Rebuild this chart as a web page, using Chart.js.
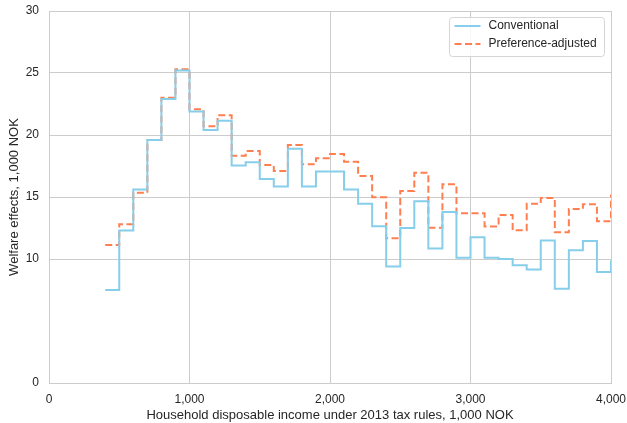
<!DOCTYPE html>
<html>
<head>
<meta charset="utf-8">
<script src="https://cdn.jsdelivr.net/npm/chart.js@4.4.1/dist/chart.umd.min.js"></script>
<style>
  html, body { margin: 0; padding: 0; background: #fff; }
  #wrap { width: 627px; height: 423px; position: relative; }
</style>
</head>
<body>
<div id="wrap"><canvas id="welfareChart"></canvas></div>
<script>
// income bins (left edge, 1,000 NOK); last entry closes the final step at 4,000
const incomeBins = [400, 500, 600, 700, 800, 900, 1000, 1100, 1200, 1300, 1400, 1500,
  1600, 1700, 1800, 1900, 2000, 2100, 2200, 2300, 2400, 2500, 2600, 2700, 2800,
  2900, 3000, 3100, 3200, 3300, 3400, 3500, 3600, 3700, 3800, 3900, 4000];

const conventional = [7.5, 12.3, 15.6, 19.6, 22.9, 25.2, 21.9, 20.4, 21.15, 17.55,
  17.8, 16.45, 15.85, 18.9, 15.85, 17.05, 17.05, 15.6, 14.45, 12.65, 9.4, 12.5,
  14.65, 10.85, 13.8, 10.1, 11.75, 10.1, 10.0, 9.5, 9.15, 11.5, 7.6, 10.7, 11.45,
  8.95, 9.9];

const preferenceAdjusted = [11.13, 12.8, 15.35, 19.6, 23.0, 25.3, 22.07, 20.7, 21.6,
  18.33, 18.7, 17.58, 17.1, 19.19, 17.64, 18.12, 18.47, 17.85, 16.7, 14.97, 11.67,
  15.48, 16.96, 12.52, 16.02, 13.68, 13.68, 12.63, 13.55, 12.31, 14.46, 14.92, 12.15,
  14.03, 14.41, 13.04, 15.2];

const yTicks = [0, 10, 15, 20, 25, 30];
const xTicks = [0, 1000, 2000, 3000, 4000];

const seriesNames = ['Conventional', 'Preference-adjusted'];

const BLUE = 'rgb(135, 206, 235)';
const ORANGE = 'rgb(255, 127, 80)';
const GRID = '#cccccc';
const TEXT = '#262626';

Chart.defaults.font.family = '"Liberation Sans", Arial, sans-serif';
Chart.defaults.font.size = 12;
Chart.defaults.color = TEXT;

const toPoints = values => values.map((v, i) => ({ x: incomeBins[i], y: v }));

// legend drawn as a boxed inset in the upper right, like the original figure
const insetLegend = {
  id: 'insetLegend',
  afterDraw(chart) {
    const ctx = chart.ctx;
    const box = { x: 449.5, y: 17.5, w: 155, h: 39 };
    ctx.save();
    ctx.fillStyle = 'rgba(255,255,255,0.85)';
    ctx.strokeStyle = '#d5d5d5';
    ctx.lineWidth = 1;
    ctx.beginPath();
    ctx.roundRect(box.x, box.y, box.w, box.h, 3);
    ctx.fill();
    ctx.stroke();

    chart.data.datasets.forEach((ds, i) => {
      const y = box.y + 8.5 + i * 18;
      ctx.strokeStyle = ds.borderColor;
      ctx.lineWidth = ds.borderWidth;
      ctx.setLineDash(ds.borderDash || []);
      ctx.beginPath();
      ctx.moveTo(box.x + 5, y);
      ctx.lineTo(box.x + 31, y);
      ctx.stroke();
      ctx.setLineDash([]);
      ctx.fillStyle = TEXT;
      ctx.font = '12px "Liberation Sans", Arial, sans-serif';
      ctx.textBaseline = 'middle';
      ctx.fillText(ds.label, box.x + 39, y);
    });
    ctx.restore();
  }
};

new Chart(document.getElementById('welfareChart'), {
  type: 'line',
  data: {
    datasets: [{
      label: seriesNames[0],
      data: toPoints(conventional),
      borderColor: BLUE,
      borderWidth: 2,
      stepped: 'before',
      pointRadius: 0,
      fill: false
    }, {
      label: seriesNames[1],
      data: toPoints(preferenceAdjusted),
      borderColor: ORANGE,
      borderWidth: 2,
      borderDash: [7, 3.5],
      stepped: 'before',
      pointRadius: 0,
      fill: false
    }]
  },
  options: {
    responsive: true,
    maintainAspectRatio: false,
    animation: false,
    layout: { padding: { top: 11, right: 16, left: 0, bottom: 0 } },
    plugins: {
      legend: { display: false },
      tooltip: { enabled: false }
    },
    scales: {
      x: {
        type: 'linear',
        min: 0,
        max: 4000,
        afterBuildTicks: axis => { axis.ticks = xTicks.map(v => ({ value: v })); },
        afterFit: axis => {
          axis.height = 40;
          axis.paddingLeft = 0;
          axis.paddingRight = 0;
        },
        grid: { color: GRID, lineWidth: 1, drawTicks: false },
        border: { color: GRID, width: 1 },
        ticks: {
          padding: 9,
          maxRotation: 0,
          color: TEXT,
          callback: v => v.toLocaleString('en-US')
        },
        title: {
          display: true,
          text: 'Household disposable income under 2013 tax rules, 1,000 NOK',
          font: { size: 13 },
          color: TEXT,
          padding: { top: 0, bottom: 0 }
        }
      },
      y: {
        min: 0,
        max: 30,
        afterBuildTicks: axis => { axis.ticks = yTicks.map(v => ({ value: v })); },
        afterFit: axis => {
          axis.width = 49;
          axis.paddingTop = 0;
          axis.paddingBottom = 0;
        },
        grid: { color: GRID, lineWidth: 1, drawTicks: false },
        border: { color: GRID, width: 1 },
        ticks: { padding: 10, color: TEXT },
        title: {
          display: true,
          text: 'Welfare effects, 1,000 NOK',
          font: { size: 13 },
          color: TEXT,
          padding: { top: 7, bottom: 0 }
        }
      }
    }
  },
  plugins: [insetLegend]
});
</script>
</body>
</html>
********************
**GOAL**
Produce an exact copy of each line of data, skipping embedded images.

**EXERCISE SOLUTION**
Rebuild this chart as a web page, using Chart.js.
<!DOCTYPE html>
<html>
<head>
<meta charset="utf-8">
<script src="https://cdn.jsdelivr.net/npm/chart.js@4.4.1/dist/chart.umd.min.js"></script>
<style>
  html, body { margin: 0; padding: 0; background: #fff; }
  #wrap { width: 627px; height: 423px; position: relative; }
</style>
</head>
<body>
<div id="wrap"><canvas id="welfareChart"></canvas></div>
<script>
// income bins (left edge, 1,000 NOK); last entry closes the final step at 4,000
const incomeBins = [400, 500, 600, 700, 800, 900, 1000, 1100, 1200, 1300, 1400, 1500,
  1600, 1700, 1800, 1900, 2000, 2100, 2200, 2300, 2400, 2500, 2600, 2700, 2800,
  2900, 3000, 3100, 3200, 3300, 3400, 3500, 3600, 3700, 3800, 3900, 4000];

const conventional = [7.5, 12.3, 15.6, 19.6, 22.9, 25.2, 21.9, 20.4, 21.15, 17.55,
  17.8, 16.45, 15.85, 18.9, 15.85, 17.05, 17.05, 15.6, 14.45, 12.65, 9.4, 12.5,
  14.65, 10.85, 13.8, 10.1, 11.75, 10.1, 10.0, 9.5, 9.15, 11.5, 7.6, 10.7, 11.45,
  8.95, 9.9];

const preferenceAdjusted = [11.13, 12.8, 15.35, 19.6, 23.0, 25.3, 22.07, 20.7, 21.6,
  18.33, 18.7, 17.58, 17.1, 19.19, 17.64, 18.12, 18.47, 17.85, 16.7, 14.97, 11.67,
  15.48, 16.96, 12.52, 16.02, 13.68, 13.68, 12.63, 13.55, 12.31, 14.46, 14.92, 12.15,
  14.03, 14.41, 13.04, 15.2];

const yTicks = [0, 10, 15, 20, 25, 30];
const xTicks = [0, 1000, 2000, 3000, 4000];

const seriesNames = ['Conventional', 'Preference-adjusted'];

const BLUE = 'rgb(135, 206, 235)';
const ORANGE = 'rgb(255, 127, 80)';
const GRID = '#cccccc';
const TEXT = '#262626';

Chart.defaults.font.family = '"Liberation Sans", Arial, sans-serif';
Chart.defaults.font.size = 12;
Chart.defaults.color = TEXT;

const toPoints = values => values.map((v, i) => ({ x: incomeBins[i], y: v }));

// legend drawn as a boxed inset in the upper right, like the original figure
const insetLegend = {
  id: 'insetLegend',
  afterDraw(chart) {
    const ctx = chart.ctx;
    const box = { x: 449.5, y: 17.5, w: 155, h: 39 };
    ctx.save();
    ctx.fillStyle = 'rgba(255,255,255,0.85)';
    ctx.strokeStyle = '#d5d5d5';
    ctx.lineWidth = 1;
    ctx.beginPath();
    ctx.roundRect(box.x, box.y, box.w, box.h, 3);
    ctx.fill();
    ctx.stroke();

    chart.data.datasets.forEach((ds, i) => {
      const y = box.y + 8.5 + i * 18;
      ctx.strokeStyle = ds.borderColor;
      ctx.lineWidth = ds.borderWidth;
      ctx.setLineDash(ds.borderDash || []);
      ctx.beginPath();
      ctx.moveTo(box.x + 5, y);
      ctx.lineTo(box.x + 31, y);
      ctx.stroke();
      ctx.setLineDash([]);
      ctx.fillStyle = TEXT;
      ctx.font = '12px "Liberation Sans", Arial, sans-serif';
      ctx.textBaseline = 'middle';
      ctx.fillText(ds.label, box.x + 39, y);
    });
    ctx.restore();
  }
};

new Chart(document.getElementById('welfareChart'), {
  type: 'line',
  data: {
    datasets: [{
      label: seriesNames[0],
      data: toPoints(conventional),
      borderColor: BLUE,
      borderWidth: 2,
      stepped: 'before',
      pointRadius: 0,
      fill: false
    }, {
      label: seriesNames[1],
      data: toPoints(preferenceAdjusted),
      borderColor: ORANGE,
      borderWidth: 2,
      borderDash: [7, 3.5],
      stepped: 'before',
      pointRadius: 0,
      fill: false
    }]
  },
  options: {
    responsive: true,
    maintainAspectRatio: false,
    animation: false,
    layout: { padding: { top: 11, right: 16, left: 0, bottom: 0 } },
    plugins: {
      legend: { display: false },
      tooltip: { enabled: false }
    },
    scales: {
      x: {
        type: 'linear',
        min: 0,
        max: 4000,
        afterBuildTicks: axis => { axis.ticks = xTicks.map(v => ({ value: v })); },
        afterFit: axis => {
          axis.height = 40;
          axis.paddingLeft = 0;
          axis.paddingRight = 0;
        },
        grid: { color: GRID, lineWidth: 1, drawTicks: false },
        border: { color: GRID, width: 1 },
        ticks: {
          padding: 9,
          maxRotation: 0,
          color: TEXT,
          callback: v => v.toLocaleString('en-US')
        },
        title: {
          display: true,
          text: 'Household disposable income under 2013 tax rules, 1,000 NOK',
          font: { size: 13 },
          color: TEXT,
          padding: { top: 0, bottom: 0 }
        }
      },
      y: {
        min: 0,
        max: 30,
        afterBuildTicks: axis => { axis.ticks = yTicks.map(v => ({ value: v })); },
        afterFit: axis => {
          axis.width = 49;
          axis.paddingTop = 0;
          axis.paddingBottom = 0;
        },
        grid: { color: GRID, lineWidth: 1, drawTicks: false },
        border: { color: GRID, width: 1 },
        ticks: { padding: 10, color: TEXT },
        title: {
          display: true,
          text: 'Welfare effects, 1,000 NOK',
          font: { size: 13 },
          color: TEXT,
          padding: { top: 7, bottom: 0 }
        }
      }
    }
  },
  plugins: [insetLegend]
});
</script>
</body>
</html>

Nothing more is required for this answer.